→ **Extracted information**
┌────────
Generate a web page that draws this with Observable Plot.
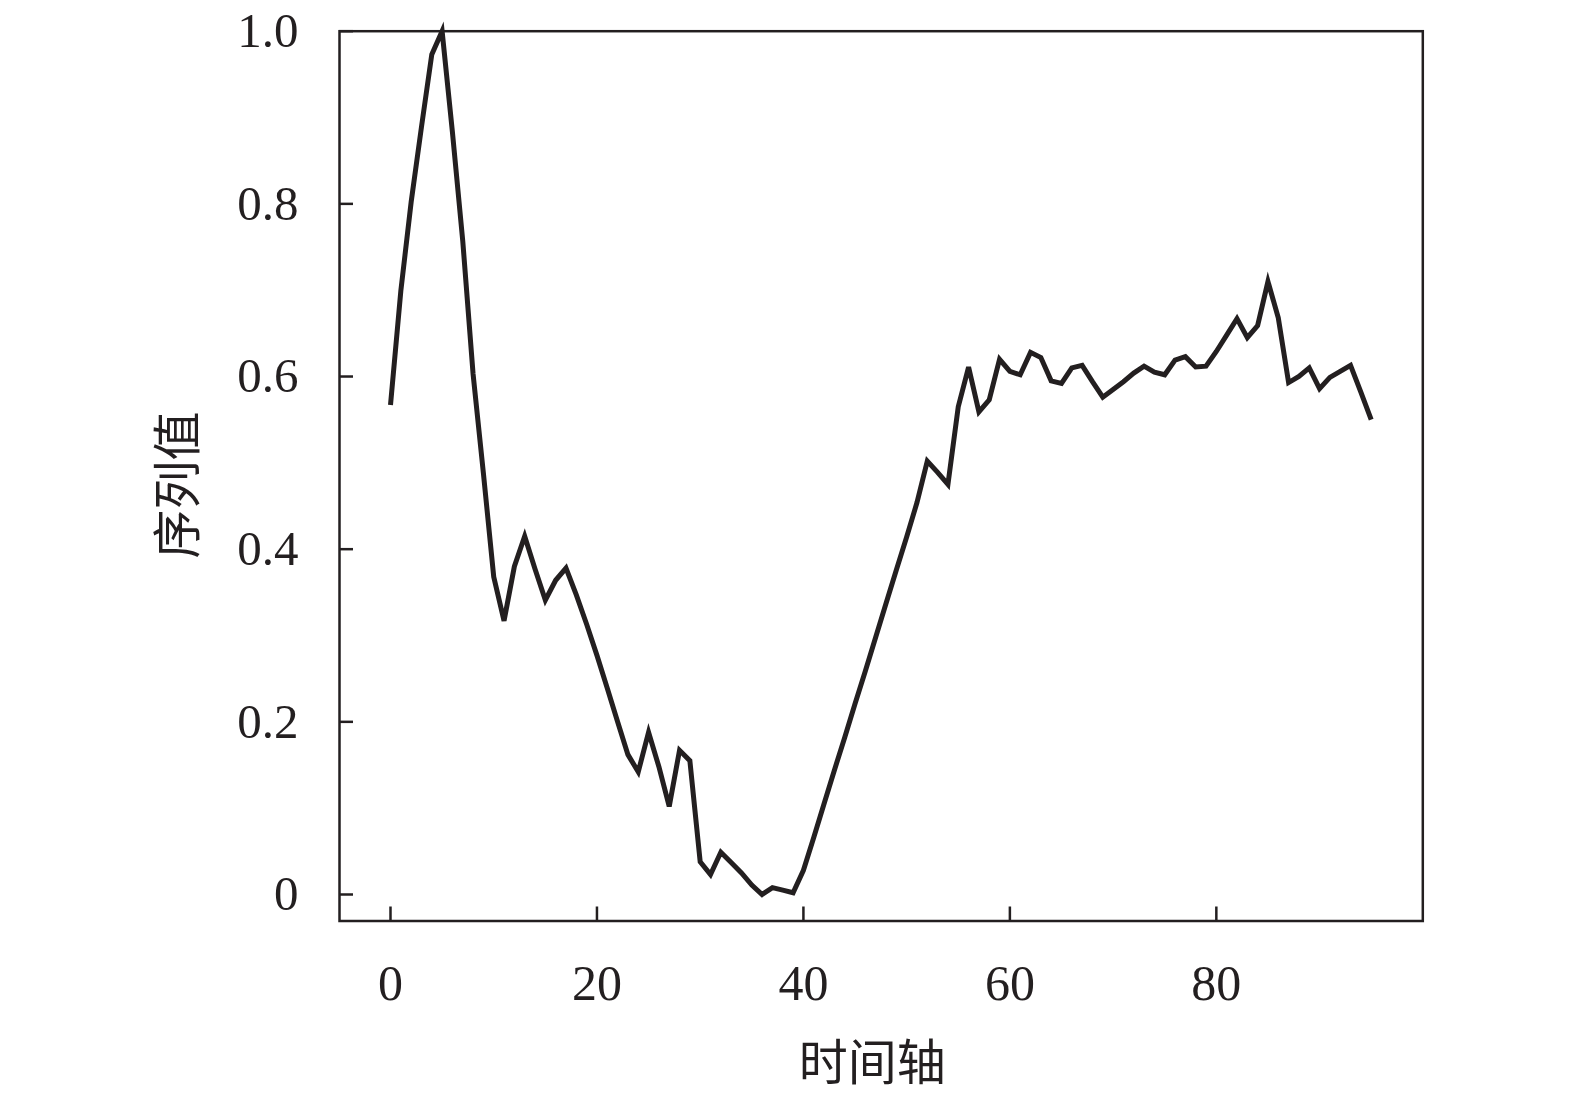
└────────
┌────────
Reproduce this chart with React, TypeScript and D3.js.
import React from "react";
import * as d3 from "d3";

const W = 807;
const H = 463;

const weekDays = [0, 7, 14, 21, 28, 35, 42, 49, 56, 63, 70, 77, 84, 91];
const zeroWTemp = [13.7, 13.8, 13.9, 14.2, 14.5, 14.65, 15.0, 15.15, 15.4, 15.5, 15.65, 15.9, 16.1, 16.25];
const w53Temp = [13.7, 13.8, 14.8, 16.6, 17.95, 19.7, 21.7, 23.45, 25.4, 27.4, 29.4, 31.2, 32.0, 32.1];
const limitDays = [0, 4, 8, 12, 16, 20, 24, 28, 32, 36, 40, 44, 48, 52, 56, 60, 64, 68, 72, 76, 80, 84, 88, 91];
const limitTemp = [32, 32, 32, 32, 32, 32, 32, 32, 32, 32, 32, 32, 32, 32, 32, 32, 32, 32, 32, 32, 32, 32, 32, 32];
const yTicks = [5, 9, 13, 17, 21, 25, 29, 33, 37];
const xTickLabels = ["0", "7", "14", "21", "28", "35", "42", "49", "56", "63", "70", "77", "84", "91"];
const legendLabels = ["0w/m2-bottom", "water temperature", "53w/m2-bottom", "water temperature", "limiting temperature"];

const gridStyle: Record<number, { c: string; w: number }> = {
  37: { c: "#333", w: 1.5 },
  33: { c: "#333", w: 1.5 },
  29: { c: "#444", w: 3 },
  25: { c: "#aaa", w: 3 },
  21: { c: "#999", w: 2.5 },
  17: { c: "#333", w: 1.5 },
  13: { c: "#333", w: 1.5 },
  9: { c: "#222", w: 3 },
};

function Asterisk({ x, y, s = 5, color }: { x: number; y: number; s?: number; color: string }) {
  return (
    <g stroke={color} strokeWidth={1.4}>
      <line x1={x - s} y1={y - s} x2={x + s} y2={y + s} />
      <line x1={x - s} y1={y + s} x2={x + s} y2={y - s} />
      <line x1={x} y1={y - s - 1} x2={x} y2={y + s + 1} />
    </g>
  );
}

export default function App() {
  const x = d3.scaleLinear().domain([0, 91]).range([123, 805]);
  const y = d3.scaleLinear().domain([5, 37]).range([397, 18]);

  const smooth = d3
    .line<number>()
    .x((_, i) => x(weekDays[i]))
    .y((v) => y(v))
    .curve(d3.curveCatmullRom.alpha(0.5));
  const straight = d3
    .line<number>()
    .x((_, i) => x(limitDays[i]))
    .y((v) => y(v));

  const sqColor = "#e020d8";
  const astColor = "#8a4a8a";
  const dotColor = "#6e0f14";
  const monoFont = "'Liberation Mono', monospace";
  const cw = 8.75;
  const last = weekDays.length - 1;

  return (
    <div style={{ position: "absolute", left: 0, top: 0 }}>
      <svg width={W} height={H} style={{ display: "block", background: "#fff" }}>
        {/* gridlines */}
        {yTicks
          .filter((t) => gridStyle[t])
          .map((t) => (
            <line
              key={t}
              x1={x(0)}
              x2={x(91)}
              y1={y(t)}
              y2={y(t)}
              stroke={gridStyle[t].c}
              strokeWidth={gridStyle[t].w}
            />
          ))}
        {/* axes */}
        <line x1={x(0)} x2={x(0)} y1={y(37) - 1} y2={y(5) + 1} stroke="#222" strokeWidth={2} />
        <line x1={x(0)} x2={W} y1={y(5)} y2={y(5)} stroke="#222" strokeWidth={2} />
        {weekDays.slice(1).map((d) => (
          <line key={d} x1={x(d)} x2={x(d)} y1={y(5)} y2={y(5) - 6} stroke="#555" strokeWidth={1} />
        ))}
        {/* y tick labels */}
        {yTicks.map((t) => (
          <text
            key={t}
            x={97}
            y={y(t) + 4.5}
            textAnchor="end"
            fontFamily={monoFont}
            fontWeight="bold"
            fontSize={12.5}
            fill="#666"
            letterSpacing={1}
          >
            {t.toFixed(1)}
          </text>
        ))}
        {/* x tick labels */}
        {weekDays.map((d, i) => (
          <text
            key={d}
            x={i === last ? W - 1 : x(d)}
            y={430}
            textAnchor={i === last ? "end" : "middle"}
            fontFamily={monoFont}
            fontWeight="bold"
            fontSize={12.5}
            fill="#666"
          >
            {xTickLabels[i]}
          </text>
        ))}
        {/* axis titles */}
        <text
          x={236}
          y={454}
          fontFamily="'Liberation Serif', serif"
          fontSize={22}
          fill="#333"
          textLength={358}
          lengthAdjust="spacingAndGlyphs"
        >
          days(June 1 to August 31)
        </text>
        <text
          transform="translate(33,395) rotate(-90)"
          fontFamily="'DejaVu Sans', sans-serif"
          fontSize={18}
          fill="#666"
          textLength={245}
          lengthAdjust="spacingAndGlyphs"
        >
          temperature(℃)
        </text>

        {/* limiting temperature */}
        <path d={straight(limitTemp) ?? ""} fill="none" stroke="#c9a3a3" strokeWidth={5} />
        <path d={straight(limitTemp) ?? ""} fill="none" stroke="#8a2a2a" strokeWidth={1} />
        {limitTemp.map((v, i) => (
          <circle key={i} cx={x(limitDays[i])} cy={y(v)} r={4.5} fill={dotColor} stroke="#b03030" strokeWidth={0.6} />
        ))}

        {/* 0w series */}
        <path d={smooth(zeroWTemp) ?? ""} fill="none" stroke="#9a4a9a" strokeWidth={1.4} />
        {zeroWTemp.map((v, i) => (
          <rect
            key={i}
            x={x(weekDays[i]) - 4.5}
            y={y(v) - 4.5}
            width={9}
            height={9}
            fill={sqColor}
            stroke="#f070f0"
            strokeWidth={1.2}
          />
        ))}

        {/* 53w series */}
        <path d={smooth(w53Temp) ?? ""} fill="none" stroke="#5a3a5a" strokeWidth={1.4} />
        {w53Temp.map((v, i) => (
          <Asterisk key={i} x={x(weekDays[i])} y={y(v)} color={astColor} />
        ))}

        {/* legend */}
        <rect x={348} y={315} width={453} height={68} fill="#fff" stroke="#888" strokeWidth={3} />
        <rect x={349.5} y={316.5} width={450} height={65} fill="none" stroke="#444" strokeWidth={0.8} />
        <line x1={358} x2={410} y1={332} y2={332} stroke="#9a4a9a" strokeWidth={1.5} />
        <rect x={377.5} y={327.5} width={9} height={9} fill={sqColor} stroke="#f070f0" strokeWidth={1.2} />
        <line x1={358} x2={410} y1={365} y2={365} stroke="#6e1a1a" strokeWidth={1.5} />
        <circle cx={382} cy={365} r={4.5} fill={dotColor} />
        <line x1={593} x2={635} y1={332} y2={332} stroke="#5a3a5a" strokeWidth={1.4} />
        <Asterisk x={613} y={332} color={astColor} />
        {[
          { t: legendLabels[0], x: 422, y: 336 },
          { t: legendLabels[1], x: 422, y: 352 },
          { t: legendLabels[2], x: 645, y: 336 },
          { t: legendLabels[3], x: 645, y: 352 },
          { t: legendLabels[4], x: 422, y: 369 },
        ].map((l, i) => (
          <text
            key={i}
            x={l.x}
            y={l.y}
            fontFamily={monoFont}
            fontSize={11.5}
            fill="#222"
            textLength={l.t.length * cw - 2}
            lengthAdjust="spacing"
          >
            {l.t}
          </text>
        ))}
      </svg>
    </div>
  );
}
└────────
→ **Task**
Work out how many lines of the data above hold the word "with", and write only the count.

→ **Expected answer**
2